THE WARS IN STAR WARS
Chapter 1
Why Rebels Triumph
How “Insignificant” Rebellions Can Change History
William J. Astore
“The more you tighten your grip,
Tarkin, the more star systems will slip
through your fingers.”
—Princess Leia Organa, A New Hope
In the climactic battle scene of Return of the Jedi, an openly contemptuous Emperor boasts to Luke Skywalker that he is about to witness the end of his “insignificant rebellion.” Such was not the case, as the Rebels end up triumphing against the longest of odds. Interestingly, in 2003, Lieutenant General Ricardo Sanchez, the U.S. commanding general in Iraq after Operation Iraqi Freedom, dismissed the growing insurgency in that country as “strategically and operationally insignificant,” an assessment that was proved very much wrong by subsequent events.1 Rebellions are indeed often very significant and very difficult to defeat, especially when they are driven by powerful ideologies and sustained by committed believers willing to sacrifice all.

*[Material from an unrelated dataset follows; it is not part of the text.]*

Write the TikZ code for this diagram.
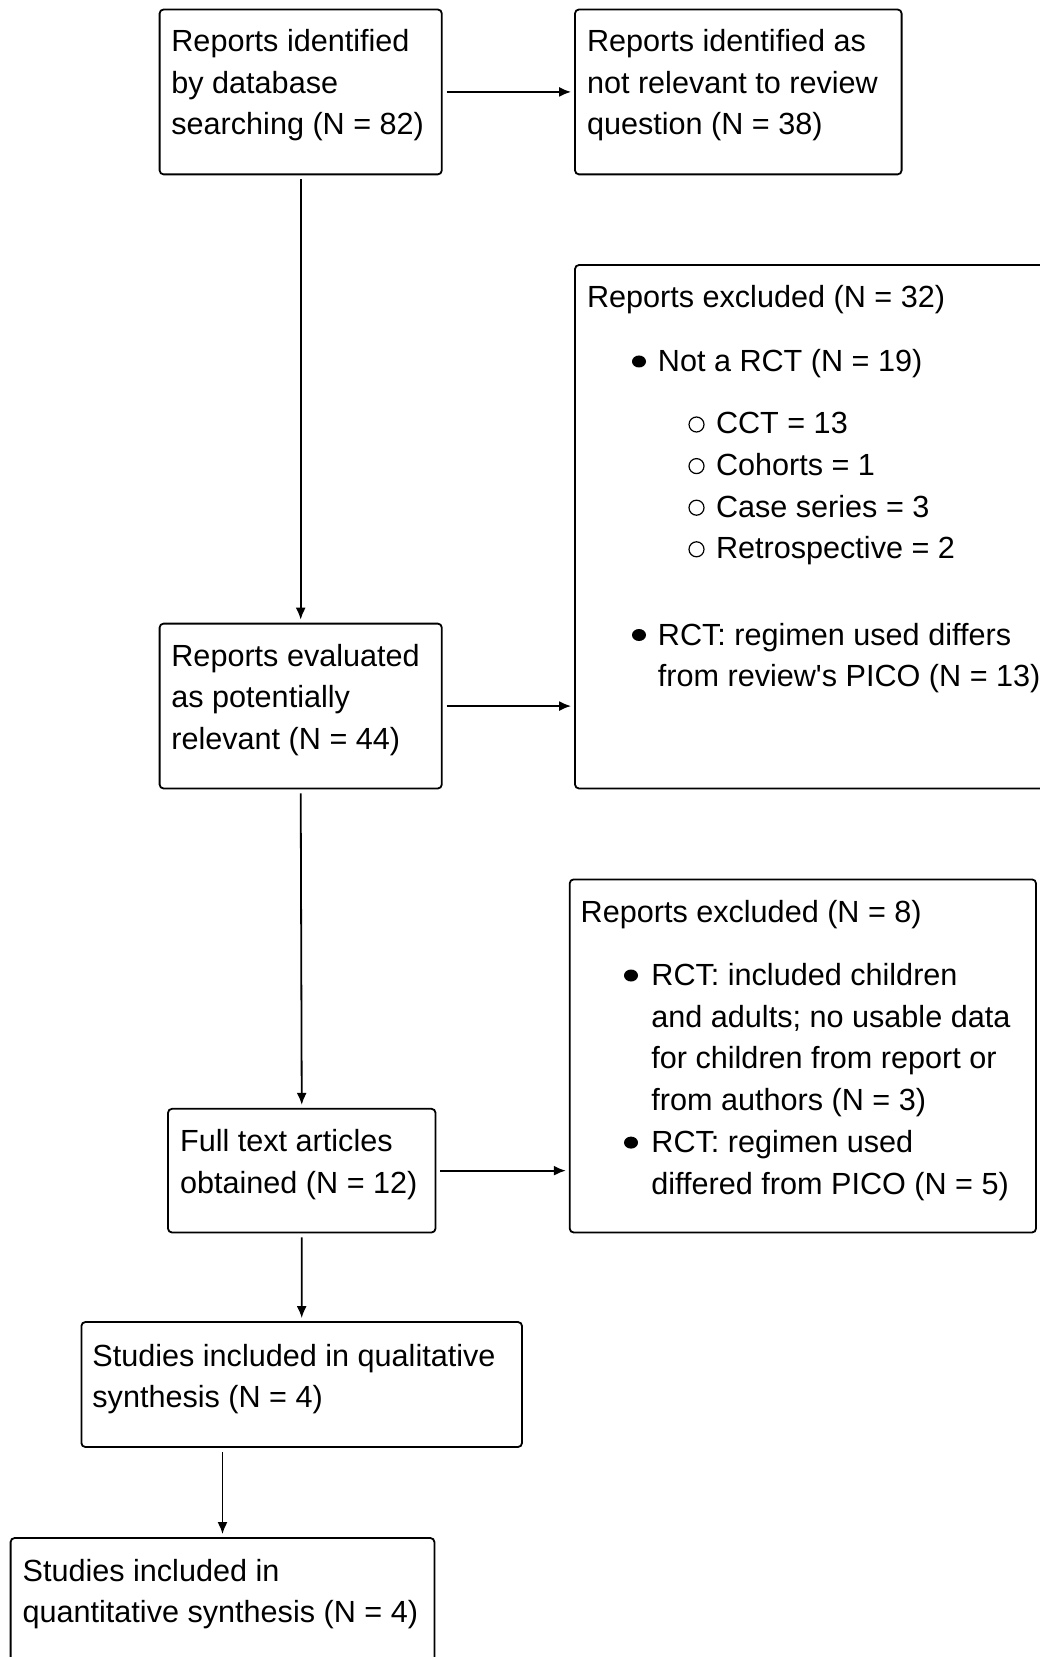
\documentclass[tikz,border=0pt]{standalone}
\usepackage{fontspec}
\setmainfont{Liberation Sans}
\usetikzlibrary{arrows.meta,fit,shapes.geometric}
\begin{document}
\begin{tikzpicture}[x=0.5pt,y=-0.5pt,
  box/.style={draw, line width=0.9pt, rounded corners=2pt, inner sep=0pt},
  txt/.style={anchor=base west, align=left, inner sep=0pt, font=\fontsize{15.3}{20.8}\selectfont},
  arr/.style={-{Latex[length=6pt,width=5pt]}, line width=0.9pt, shorten <=2pt, shorten >=1.5pt},
  fbul/.style={ellipse, fill, inner sep=0pt, minimum width=7pt, minimum height=6pt},
  hbul/.style={circle, draw, line width=0.6pt, inner sep=0pt, minimum size=7.5pt}]
\useasboundingbox[fill=white] (0,0) rectangle (1039,1657);
% boxes
\node[box, fit={(159.6,9.5) (441.8,174.4)}] (A) {};
\node[box, fit={(575,9.5) (901.6,174.4)}] (B) {};
\node[box, fit={(575,265) (1060,788.5)}] (C) {};
\node[box, fit={(159.6,623.6) (441.8,788.5)}] (D) {};
\node[box, fit={(569.7,879.4) (1036,1232.5)}] (E) {};
\node[box, fit={(168,1108.8) (435.5,1232.5)}] (F) {};
\node[box, fit={(81.4,1322) (522,1447)}] (G) {};
\node[box, fit={(10.6,1538) (434.4,1680)}] (H) {};
% texts (anchored at the baseline of their last line)
\node[txt] (At) at (171,134.7) {Reports identified\\by database\\searching (N = 82)};
\node[txt] (Bt) at (586.6,134.7) {Reports identified as\\not relevant to review\\question (N = 38)};
\node[txt] (Ct) at (586.6,308) {Reports excluded (N = 32)};
\node[fbul] (Cb1) at (639,361.5) {};
\node[txt] (Ct1) at (657.5,371.5) {Not a RCT (N = 19)};
\node[hbul] (Ch1) at (696.5,424.5) {};
\node[hbul] (Ch2) at (696.5,466.1) {};
\node[hbul] (Ch3) at (696.5,507.7) {};
\node[hbul] (Ch4) at (696.5,549.3) {};
\node[txt] (Ct2) at (715.6,558.8) {CCT = 13\\Cohorts = 1\\Case series = 3\\Retrospective = 2};
\node[fbul] (Cb2) at (639,635) {};
\node[txt] (Ct3) at (657.5,686.6) {RCT: regimen used differs\\from review\textquotesingle s PICO (N = 13)};
\node[txt] (Dt) at (171,749.2) {Reports evaluated\\as potentially\\relevant (N = 44)};
\node[txt] (Et) at (580.3,922) {Reports excluded (N = 8)};
\node[fbul] (Eb1) at (631,975.5) {};
\node[txt] (Et1) at (651,1110.3) {RCT: included children\\and adults; no usable data\\for children from report or\\from authors (N = 3)};
\node[fbul] (Eb2) at (631,1142.6) {};
\node[txt] (Et2) at (651,1194.2) {RCT: regimen used\\differed from PICO (N = 5)};
\node[txt] (Ft) at (179.7,1193.1) {Full text articles\\obtained (N = 12)};
\node[txt] (Gt) at (92,1407.6) {Studies included in qualitative\\synthesis (N = 4)};
\node[txt] (Ht) at (22.2,1622.6) {Studies included in\\quantitative synthesis (N = 4)};
% connectors
\draw[arr] (A.east) -- (A.east -| B.west);
\draw[arr] (A.south) -- (D.north);
\draw[arr] (D.east) -- (D.east -| C.west);
\draw[arr] (D.south) -- (F.north);
\draw[arr] (F.east) -- (F.east -| E.west);
\draw[arr] (F.south) -- (G.north);
\draw[arr] (G.south -| H.north) -- (H.north);
\end{tikzpicture}
\end{document}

Whether in real life or in the Star Wars galaxy, history is not always on the side of the bigger battalions. Consider the American Revolutionary War. The British Empire had a larger and more professional army than the American rebels, a far larger and more powerful navy, and a wealth of recent military experience, yet the upstart rebels prevailed. To cite just one year, in 1776 Britain’s General William Howe landed thirty-two thousand troops at Staten Island supported by ten ships-of-the-line and twenty frigates manned by ten thousand sailors. Clearly outclassed, George Washington and his Continental Army suffered serious setbacks in New York and New Jersey but still managed to keep a viable presence in the field. Sustaining them throughout these defeats was a shared belief in the cause of freedom, as made manifest by that year’s Declaration of Independence.